The shelter has been without a top administrator since December

2001, when longtime Supt. Fred DeLange resigned to run the Glendale

Humane Society. The Police Department supervises the Burbank shelter,

and in January, Capt. Gordon Bowers was assigned to oversee it after

officials became aware that some administrative tasks were not

getting done.

Since DeLange’s resignation, Humane Society officials have

conducted two rounds of interviews and even selected two candidates,

only to have both eliminated during the background search process.

Officials have since raised the salary from $58,000 to $73,000, and

altered the qualifications to focus more on management experience and

less on a background in an animal-shelter environment.

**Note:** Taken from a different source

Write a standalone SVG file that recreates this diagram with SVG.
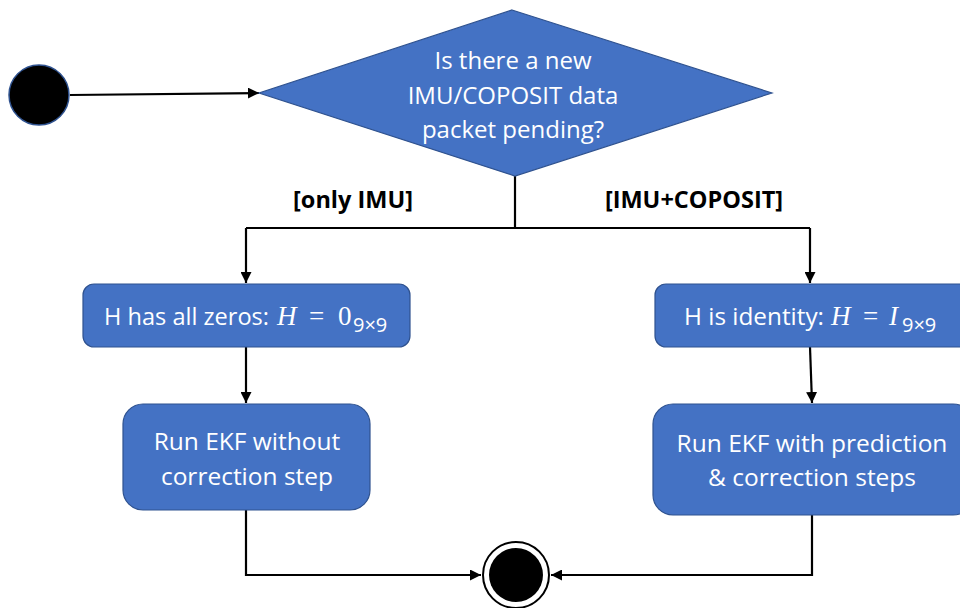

Of the seven candidates, one is internal, Bowers said. They were

selected from a group of 28 qualified applicants, a pool Bowers said

makes him confident a hire will be made this time around. He declined

to give the names of the candidates.

The candidates will be screened by a four-person committee with

animal and management expertise. The top three scorers will be

invited back as soon as possible to interview with Bowers.

The final selection will then be put through a background check

that should take about 60 days.

Despite being without a superintendent for about 18 months,

Bowers said animal care at the shelter has not suffered.

“The only things that have been behind the eight-ball are the

administrative tasks and the long-term leadership tasks,” he said.

“We need someone to set goals for the next few years.”